Courtney finds out what A.J. is doing and asks for a divorce, with which he presumably complies. Meanwhile, Courtney had turned to Sonny's enforcer Jason Morgan for help with the stalker, and develops feelings for him. Courtney falls in love with Jason, which causes tension between Jason and Sonny. After many trials, they finally marry in a private ceremony in France. However, Courtney miscarries their child, which causes strain on their relationship. She also feels that Jason's lifestyle makes her act in ways she never had before, including shooting officer Brian Beck. Although Brian knows Courtney had shot him, he frames Zander Smith, because he has fallen in love with Courtney. During a fire at the Port Charles Hotel, Detective Capelli mortally wounds Brian, who dies in the hospital with Courtney at his side. Courtney eventually decides that due to the dangerous nature of Jason's lifestyle, she would rather leave him than watch him die for the mob, and they divorce.

===2005–06, 2015, 2020===
Months later, Courtney declares her independence and begins a foundation for underprivileged children. Jasper "Jax" Jacks signs on to lend credibility to her new endeavor. Courtney also takes in a foster child, 17-year-old Diego, who she finds out is the son of weapons dealer Lorenzo Alcazar. She tries to protect Diego from the truth but eventually tells him. Meanwhile, Jax and Courtney continue to bond. Jax bets Courtney $10 million that he can seduce her in three months. Courtney accepts, believing beating Jax at his own game will be a breeze. Jax proves more difficult to resist than she bargained for. The two slowly fall in love and Jax eventually proposes to Courtney. A.J. returns to town and announces that his divorce from Courtney was never finalized, but he is presumed dead shortly thereafter. Courtney and Jax marry on June 3, 2005, in a ceremony in the park.

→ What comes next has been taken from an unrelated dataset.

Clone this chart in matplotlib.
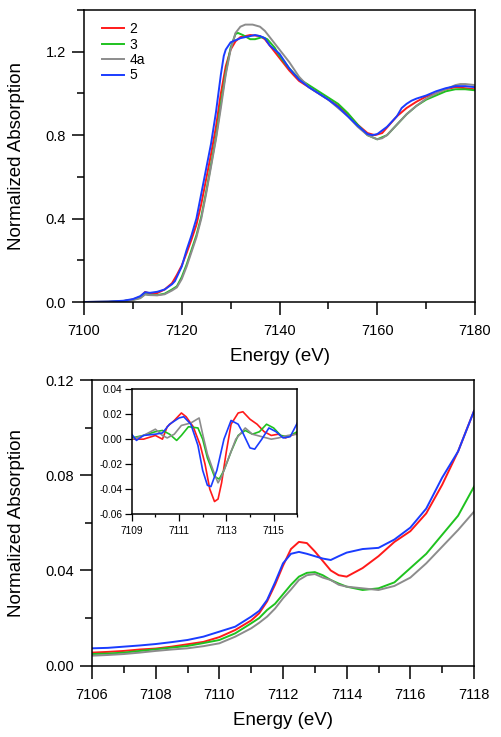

The newlyweds decide to have a surrogate child, as Courtney was left barren from her miscarriage. When Jax begins bonding with their surrogate mother, Elizabeth Spencer, it marks the beginning of the demise of their relationship. During this time, Courtney finds friendship and solace in Nikolas Cassadine, who is married to Emily Quartermaine, which quickly turns into an adulterous affair. Courtney miraculously becomes pregnant. Jax changes the DNA results to say he is the father, but Courtney and Nikolas still choose to fight Jax for custody. However, Courtney sees Nikolas and his ex-wife Emily together, and she breaks up with Nikolas, thinking that Nikolas and Emily belong together.

In early January 2006, Courtney leaves town to have her baby in peace. She returns in February 2006, and contracts the Encephalitis virus plaguing Port Charles. She sees Nikolas, and the two renew their love and get engaged. Faced with the choice between her life or her baby's, Courtney chooses her son's life over her own. After the birth, Courtney suggests that Jax names the baby John, after his father. Jax finally admits to Courtney that Nikolas is the father. Though upset with him for lying, she forgives him, and asks to see Nikolas. However, Nikolas arrives too late, and Courtney dies before she can tell Nikolas he is the father. Jax hides the truth after her death and raises her baby as his own, naming him John Michael Jacks. The truth is eventually revealed to Nikolas a few months later by Robin Scorpio, and Nikolas subsequently changes John's name to Spencer Cassadine.

In May 2015, Courtney appears to her son Spencer to help him realize that he is not disfigured from the fire that injured him months earlier, and to help him to become a better person. Before leaving, Courtney assures Spencer that she loves him and that she is always with him. In September 2020, Courtney appears as an angel to help her father with dying.